● **Short problem**:
Reproduce all the lines exactly as they stand, apart from the pictures.

● **Supplied data**:
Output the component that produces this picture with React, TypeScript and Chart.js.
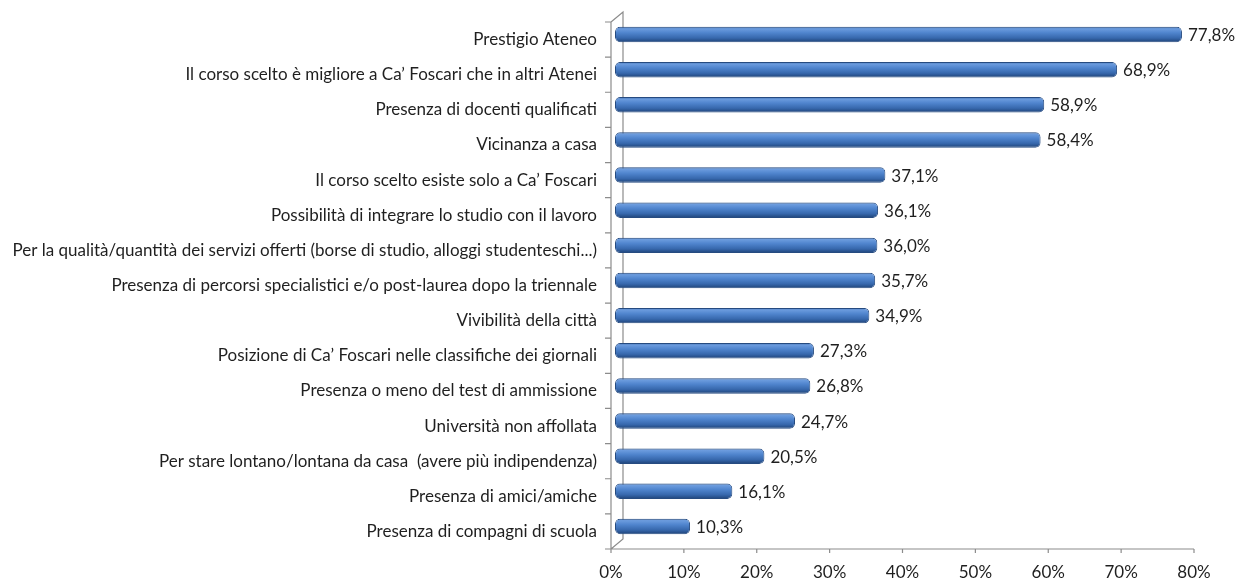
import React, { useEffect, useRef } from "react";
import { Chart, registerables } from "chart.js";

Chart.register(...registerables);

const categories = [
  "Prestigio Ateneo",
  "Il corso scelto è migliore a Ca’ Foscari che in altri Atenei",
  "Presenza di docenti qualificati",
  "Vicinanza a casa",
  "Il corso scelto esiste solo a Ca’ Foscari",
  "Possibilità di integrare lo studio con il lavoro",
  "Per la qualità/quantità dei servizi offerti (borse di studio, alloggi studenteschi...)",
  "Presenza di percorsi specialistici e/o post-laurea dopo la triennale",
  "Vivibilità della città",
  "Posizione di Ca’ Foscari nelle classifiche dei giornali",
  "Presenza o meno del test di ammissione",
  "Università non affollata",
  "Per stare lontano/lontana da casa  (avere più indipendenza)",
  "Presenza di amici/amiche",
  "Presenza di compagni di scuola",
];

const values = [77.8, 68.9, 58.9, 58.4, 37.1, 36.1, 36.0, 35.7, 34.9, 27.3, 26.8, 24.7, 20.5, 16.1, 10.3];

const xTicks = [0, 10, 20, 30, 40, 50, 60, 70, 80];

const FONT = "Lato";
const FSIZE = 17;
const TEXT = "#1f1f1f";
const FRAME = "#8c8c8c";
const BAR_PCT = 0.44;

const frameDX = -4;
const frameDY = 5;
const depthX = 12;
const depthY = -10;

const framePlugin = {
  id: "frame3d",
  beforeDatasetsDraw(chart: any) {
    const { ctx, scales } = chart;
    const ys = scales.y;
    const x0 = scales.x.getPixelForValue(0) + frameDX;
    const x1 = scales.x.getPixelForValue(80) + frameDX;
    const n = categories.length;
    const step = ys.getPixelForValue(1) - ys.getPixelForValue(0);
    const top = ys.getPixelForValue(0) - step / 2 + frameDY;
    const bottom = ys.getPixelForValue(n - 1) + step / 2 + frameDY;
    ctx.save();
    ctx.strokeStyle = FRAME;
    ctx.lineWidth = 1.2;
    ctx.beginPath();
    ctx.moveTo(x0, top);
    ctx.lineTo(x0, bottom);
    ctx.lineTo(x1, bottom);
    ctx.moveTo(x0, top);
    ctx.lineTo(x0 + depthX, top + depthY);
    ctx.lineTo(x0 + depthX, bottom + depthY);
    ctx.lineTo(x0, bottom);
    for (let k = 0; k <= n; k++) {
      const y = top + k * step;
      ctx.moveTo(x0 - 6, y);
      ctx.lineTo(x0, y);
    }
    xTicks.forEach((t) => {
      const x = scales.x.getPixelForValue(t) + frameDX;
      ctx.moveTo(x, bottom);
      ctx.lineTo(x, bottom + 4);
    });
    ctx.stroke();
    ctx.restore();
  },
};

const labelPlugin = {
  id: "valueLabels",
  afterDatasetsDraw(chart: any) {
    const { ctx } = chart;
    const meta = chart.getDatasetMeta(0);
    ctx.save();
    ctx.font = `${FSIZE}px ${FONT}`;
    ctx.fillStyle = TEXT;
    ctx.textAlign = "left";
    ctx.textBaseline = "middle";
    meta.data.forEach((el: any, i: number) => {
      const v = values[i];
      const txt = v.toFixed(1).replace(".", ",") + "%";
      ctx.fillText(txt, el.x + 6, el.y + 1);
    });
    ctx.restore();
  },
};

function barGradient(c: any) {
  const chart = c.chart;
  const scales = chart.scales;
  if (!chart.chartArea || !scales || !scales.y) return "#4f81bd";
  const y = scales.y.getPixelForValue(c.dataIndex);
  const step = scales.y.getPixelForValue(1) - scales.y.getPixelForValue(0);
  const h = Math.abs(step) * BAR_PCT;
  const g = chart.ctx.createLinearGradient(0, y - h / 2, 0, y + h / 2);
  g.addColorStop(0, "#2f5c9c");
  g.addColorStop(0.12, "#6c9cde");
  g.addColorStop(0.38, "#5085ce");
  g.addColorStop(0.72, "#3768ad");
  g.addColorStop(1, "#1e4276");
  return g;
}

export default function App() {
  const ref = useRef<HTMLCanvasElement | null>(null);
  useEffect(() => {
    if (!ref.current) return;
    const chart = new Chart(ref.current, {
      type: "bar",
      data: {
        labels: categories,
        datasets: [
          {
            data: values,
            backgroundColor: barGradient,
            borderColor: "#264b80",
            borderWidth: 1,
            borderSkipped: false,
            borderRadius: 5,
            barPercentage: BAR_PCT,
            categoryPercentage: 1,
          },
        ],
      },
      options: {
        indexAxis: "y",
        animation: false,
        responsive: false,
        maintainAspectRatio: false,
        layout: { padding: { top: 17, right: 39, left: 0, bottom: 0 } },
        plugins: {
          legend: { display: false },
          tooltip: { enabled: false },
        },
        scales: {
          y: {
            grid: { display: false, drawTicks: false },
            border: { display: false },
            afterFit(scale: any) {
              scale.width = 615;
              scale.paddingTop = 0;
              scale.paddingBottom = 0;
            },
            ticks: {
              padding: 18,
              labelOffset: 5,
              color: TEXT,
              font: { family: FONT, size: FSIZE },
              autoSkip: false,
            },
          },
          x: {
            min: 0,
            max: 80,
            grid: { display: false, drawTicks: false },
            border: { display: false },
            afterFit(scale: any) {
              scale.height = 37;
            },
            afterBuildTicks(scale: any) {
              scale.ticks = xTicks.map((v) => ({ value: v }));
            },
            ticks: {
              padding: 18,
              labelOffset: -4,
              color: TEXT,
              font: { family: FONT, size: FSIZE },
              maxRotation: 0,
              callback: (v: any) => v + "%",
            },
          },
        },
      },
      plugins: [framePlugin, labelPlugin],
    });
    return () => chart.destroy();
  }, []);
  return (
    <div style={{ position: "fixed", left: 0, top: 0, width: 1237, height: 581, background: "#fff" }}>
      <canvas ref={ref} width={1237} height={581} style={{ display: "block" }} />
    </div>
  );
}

● **Exercise response**:
Output the component that produces this picture with React, TypeScript and Chart.js.
import React, { useEffect, useRef } from "react";
import { Chart, registerables } from "chart.js";

Chart.register(...registerables);

const categories = [
  "Prestigio Ateneo",
  "Il corso scelto è migliore a Ca’ Foscari che in altri Atenei",
  "Presenza di docenti qualificati",
  "Vicinanza a casa",
  "Il corso scelto esiste solo a Ca’ Foscari",
  "Possibilità di integrare lo studio con il lavoro",
  "Per la qualità/quantità dei servizi offerti (borse di studio, alloggi studenteschi...)",
  "Presenza di percorsi specialistici e/o post-laurea dopo la triennale",
  "Vivibilità della città",
  "Posizione di Ca’ Foscari nelle classifiche dei giornali",
  "Presenza o meno del test di ammissione",
  "Università non affollata",
  "Per stare lontano/lontana da casa  (avere più indipendenza)",
  "Presenza di amici/amiche",
  "Presenza di compagni di scuola",
];

const values = [77.8, 68.9, 58.9, 58.4, 37.1, 36.1, 36.0, 35.7, 34.9, 27.3, 26.8, 24.7, 20.5, 16.1, 10.3];

const xTicks = [0, 10, 20, 30, 40, 50, 60, 70, 80];

const FONT = "Lato";
const FSIZE = 17;
const TEXT = "#1f1f1f";
const FRAME = "#8c8c8c";
const BAR_PCT = 0.44;

const frameDX = -4;
const frameDY = 5;
const depthX = 12;
const depthY = -10;

const framePlugin = {
  id: "frame3d",
  beforeDatasetsDraw(chart: any) {
    const { ctx, scales } = chart;
    const ys = scales.y;
    const x0 = scales.x.getPixelForValue(0) + frameDX;
    const x1 = scales.x.getPixelForValue(80) + frameDX;
    const n = categories.length;
    const step = ys.getPixelForValue(1) - ys.getPixelForValue(0);
    const top = ys.getPixelForValue(0) - step / 2 + frameDY;
    const bottom = ys.getPixelForValue(n - 1) + step / 2 + frameDY;
    ctx.save();
    ctx.strokeStyle = FRAME;
    ctx.lineWidth = 1.2;
    ctx.beginPath();
    ctx.moveTo(x0, top);
    ctx.lineTo(x0, bottom);
    ctx.lineTo(x1, bottom);
    ctx.moveTo(x0, top);
    ctx.lineTo(x0 + depthX, top + depthY);
    ctx.lineTo(x0 + depthX, bottom + depthY);
    ctx.lineTo(x0, bottom);
    for (let k = 0; k <= n; k++) {
      const y = top + k * step;
      ctx.moveTo(x0 - 6, y);
      ctx.lineTo(x0, y);
    }
    xTicks.forEach((t) => {
      const x = scales.x.getPixelForValue(t) + frameDX;
      ctx.moveTo(x, bottom);
      ctx.lineTo(x, bottom + 4);
    });
    ctx.stroke();
    ctx.restore();
  },
};

const labelPlugin = {
  id: "valueLabels",
  afterDatasetsDraw(chart: any) {
    const { ctx } = chart;
    const meta = chart.getDatasetMeta(0);
    ctx.save();
    ctx.font = `${FSIZE}px ${FONT}`;
    ctx.fillStyle = TEXT;
    ctx.textAlign = "left";
    ctx.textBaseline = "middle";
    meta.data.forEach((el: any, i: number) => {
      const v = values[i];
      const txt = v.toFixed(1).replace(".", ",") + "%";
      ctx.fillText(txt, el.x + 6, el.y + 1);
    });
    ctx.restore();
  },
};

function barGradient(c: any) {
  const chart = c.chart;
  const scales = chart.scales;
  if (!chart.chartArea || !scales || !scales.y) return "#4f81bd";
  const y = scales.y.getPixelForValue(c.dataIndex);
  const step = scales.y.getPixelForValue(1) - scales.y.getPixelForValue(0);
  const h = Math.abs(step) * BAR_PCT;
  const g = chart.ctx.createLinearGradient(0, y - h / 2, 0, y + h / 2);
  g.addColorStop(0, "#2f5c9c");
  g.addColorStop(0.12, "#6c9cde");
  g.addColorStop(0.38, "#5085ce");
  g.addColorStop(0.72, "#3768ad");
  g.addColorStop(1, "#1e4276");
  return g;
}

export default function App() {
  const ref = useRef<HTMLCanvasElement | null>(null);
  useEffect(() => {
    if (!ref.current) return;
    const chart = new Chart(ref.current, {
      type: "bar",
      data: {
        labels: categories,
        datasets: [
          {
            data: values,
            backgroundColor: barGradient,
            borderColor: "#264b80",
            borderWidth: 1,
            borderSkipped: false,
            borderRadius: 5,
            barPercentage: BAR_PCT,
            categoryPercentage: 1,
          },
        ],
      },
      options: {
        indexAxis: "y",
        animation: false,
        responsive: false,
        maintainAspectRatio: false,
        layout: { padding: { top: 17, right: 39, left: 0, bottom: 0 } },
        plugins: {
          legend: { display: false },
          tooltip: { enabled: false },
        },
        scales: {
          y: {
            grid: { display: false, drawTicks: false },
            border: { display: false },
            afterFit(scale: any) {
              scale.width = 615;
              scale.paddingTop = 0;
              scale.paddingBottom = 0;
            },
            ticks: {
              padding: 18,
              labelOffset: 5,
              color: TEXT,
              font: { family: FONT, size: FSIZE },
              autoSkip: false,
            },
          },
          x: {
            min: 0,
            max: 80,
            grid: { display: false, drawTicks: false },
            border: { display: false },
            afterFit(scale: any) {
              scale.height = 37;
            },
            afterBuildTicks(scale: any) {
              scale.ticks = xTicks.map((v) => ({ value: v }));
            },
            ticks: {
              padding: 18,
              labelOffset: -4,
              color: TEXT,
              font: { family: FONT, size: FSIZE },
              maxRotation: 0,
              callback: (v: any) => v + "%",
            },
          },
        },
      },
      plugins: [framePlugin, labelPlugin],
    });
    return () => chart.destroy();
  }, []);
  return (
    <div style={{ position: "fixed", left: 0, top: 0, width: 1237, height: 581, background: "#fff" }}>
      <canvas ref={ref} width={1237} height={581} style={{ display: "block" }} />
    </div>
  );
}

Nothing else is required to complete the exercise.